Data to process:

..............................

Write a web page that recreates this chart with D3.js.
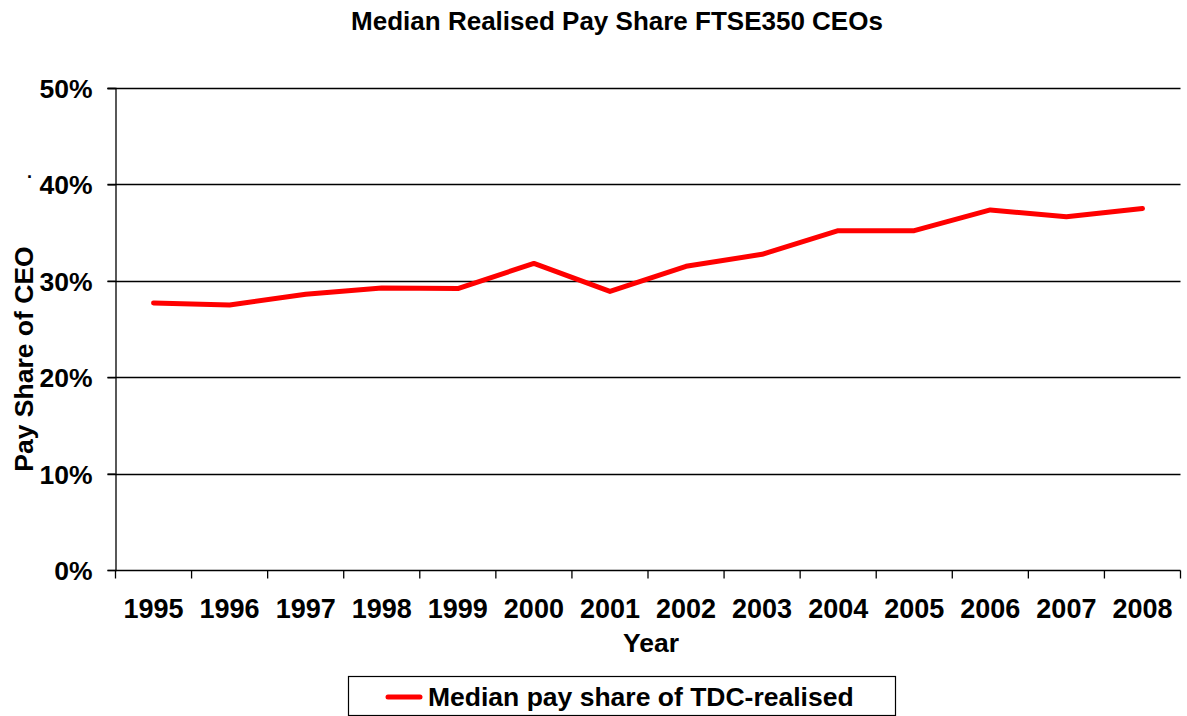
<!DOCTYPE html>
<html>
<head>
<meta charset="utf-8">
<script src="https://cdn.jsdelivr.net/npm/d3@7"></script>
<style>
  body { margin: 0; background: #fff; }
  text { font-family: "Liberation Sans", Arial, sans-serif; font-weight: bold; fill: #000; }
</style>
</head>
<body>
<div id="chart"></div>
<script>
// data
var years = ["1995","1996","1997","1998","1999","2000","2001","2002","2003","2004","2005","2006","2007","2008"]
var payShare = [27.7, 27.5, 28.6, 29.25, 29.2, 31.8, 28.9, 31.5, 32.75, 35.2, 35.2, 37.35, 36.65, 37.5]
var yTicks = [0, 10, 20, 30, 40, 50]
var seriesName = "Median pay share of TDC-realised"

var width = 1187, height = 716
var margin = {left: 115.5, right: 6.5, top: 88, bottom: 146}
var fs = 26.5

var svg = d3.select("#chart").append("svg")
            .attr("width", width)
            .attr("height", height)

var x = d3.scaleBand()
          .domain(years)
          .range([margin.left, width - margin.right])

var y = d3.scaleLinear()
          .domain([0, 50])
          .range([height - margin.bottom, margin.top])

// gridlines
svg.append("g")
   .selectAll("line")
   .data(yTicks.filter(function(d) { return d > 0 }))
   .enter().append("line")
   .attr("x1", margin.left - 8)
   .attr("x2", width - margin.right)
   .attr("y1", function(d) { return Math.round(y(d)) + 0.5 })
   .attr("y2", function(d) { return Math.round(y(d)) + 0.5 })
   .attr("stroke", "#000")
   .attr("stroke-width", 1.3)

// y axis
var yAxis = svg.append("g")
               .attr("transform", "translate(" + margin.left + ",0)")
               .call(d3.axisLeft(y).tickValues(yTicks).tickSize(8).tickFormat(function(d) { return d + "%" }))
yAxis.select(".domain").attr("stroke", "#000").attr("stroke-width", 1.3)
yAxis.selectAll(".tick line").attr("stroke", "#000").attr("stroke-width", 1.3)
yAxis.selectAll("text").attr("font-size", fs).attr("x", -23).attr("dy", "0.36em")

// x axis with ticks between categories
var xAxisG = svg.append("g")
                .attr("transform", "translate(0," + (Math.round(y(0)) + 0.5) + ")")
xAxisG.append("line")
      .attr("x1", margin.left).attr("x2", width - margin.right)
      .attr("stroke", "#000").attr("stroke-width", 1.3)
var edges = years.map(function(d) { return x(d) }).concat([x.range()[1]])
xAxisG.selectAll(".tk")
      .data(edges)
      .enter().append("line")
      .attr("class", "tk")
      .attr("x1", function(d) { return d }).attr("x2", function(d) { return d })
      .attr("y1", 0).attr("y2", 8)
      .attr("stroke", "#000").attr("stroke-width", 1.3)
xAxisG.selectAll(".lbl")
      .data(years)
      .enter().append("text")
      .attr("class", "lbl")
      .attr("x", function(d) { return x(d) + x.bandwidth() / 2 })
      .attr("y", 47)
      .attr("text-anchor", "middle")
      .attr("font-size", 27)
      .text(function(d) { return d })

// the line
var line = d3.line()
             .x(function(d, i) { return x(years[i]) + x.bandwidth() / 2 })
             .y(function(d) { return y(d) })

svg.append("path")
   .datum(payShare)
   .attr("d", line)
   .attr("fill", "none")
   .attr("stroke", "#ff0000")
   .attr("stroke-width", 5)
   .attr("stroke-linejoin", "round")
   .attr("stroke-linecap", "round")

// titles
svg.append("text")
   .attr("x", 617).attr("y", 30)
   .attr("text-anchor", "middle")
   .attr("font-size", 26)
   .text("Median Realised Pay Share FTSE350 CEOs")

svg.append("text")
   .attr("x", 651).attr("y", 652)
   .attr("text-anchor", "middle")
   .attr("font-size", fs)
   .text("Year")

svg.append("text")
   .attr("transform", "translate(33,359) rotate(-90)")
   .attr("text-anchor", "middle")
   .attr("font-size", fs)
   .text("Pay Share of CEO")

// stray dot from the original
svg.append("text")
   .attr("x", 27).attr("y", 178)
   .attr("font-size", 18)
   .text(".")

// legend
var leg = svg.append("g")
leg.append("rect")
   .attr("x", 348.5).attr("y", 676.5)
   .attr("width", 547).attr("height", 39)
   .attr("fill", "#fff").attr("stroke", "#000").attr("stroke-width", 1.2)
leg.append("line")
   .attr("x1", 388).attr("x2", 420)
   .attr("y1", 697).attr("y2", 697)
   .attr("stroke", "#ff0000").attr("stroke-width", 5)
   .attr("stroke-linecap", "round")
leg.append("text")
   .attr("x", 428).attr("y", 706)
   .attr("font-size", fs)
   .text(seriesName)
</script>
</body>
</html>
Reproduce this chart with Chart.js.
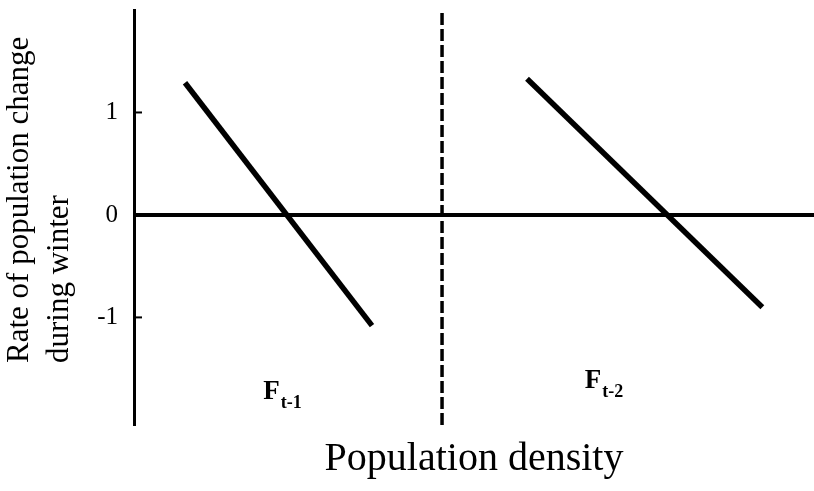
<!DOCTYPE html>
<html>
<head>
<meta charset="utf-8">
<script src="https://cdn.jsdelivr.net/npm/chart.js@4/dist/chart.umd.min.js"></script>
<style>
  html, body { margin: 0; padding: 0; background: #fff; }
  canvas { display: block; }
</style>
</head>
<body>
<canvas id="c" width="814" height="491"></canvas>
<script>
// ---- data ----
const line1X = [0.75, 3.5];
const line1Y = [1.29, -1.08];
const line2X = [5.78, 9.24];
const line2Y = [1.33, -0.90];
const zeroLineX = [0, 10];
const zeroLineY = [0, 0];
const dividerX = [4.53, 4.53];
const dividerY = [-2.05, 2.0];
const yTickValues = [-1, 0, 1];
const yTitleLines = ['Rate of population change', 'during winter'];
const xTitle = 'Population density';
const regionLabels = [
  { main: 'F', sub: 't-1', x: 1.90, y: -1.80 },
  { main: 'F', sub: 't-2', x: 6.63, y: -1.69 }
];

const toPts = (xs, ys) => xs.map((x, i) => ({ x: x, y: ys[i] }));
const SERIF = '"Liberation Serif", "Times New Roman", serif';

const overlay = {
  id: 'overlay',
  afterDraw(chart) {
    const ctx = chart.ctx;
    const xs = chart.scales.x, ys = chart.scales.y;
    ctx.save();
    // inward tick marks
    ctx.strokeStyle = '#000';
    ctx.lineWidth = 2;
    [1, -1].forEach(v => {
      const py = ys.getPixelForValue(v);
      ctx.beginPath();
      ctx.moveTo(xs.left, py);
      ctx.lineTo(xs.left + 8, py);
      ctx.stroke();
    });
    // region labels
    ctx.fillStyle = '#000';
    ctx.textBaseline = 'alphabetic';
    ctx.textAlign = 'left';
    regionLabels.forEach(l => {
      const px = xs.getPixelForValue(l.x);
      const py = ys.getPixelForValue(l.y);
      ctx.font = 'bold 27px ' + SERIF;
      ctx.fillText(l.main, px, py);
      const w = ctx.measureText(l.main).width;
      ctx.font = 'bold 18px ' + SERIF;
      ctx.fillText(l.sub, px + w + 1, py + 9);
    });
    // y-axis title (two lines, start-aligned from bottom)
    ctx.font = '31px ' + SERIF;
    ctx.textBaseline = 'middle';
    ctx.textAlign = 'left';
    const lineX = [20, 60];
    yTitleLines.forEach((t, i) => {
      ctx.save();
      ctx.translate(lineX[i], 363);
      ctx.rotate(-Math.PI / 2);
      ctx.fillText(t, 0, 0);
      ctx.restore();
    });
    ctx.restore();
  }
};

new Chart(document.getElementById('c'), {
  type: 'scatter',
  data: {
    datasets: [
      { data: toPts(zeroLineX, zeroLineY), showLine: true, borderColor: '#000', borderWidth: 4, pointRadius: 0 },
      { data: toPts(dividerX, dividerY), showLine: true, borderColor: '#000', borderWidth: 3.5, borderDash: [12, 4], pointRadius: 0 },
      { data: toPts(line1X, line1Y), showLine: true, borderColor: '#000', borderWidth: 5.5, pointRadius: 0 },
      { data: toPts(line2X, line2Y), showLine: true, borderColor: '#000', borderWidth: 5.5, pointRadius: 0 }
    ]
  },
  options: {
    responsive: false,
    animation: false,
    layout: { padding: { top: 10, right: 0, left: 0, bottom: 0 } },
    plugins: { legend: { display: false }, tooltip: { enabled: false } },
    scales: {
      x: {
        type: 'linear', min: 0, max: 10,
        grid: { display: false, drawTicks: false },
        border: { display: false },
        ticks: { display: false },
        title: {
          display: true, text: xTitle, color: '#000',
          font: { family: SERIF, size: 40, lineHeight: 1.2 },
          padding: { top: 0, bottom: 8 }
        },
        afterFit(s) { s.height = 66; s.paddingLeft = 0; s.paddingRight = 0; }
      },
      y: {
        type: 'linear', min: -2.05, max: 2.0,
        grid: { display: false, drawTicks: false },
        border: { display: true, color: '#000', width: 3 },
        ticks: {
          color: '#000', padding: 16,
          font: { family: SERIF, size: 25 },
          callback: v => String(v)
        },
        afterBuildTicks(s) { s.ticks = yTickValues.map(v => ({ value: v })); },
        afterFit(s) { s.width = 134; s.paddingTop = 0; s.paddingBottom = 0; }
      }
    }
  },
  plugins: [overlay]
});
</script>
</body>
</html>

..............................

Exercise brief:
All lines from the start of the entries through the one with "width - margin.right])" are to be output exactly; omit the pictures.

Response to the task:
Write a web page that recreates this chart with D3.js.
<!DOCTYPE html>
<html>
<head>
<meta charset="utf-8">
<script src="https://cdn.jsdelivr.net/npm/d3@7"></script>
<style>
  body { margin: 0; background: #fff; }
  text { font-family: "Liberation Sans", Arial, sans-serif; font-weight: bold; fill: #000; }
</style>
</head>
<body>
<div id="chart"></div>
<script>
// data
var years = ["1995","1996","1997","1998","1999","2000","2001","2002","2003","2004","2005","2006","2007","2008"]
var payShare = [27.7, 27.5, 28.6, 29.25, 29.2, 31.8, 28.9, 31.5, 32.75, 35.2, 35.2, 37.35, 36.65, 37.5]
var yTicks = [0, 10, 20, 30, 40, 50]
var seriesName = "Median pay share of TDC-realised"

var width = 1187, height = 716
var margin = {left: 115.5, right: 6.5, top: 88, bottom: 146}
var fs = 26.5

var svg = d3.select("#chart").append("svg")
            .attr("width", width)
            .attr("height", height)

var x = d3.scaleBand()
          .domain(years)
          .range([margin.left, width - margin.right])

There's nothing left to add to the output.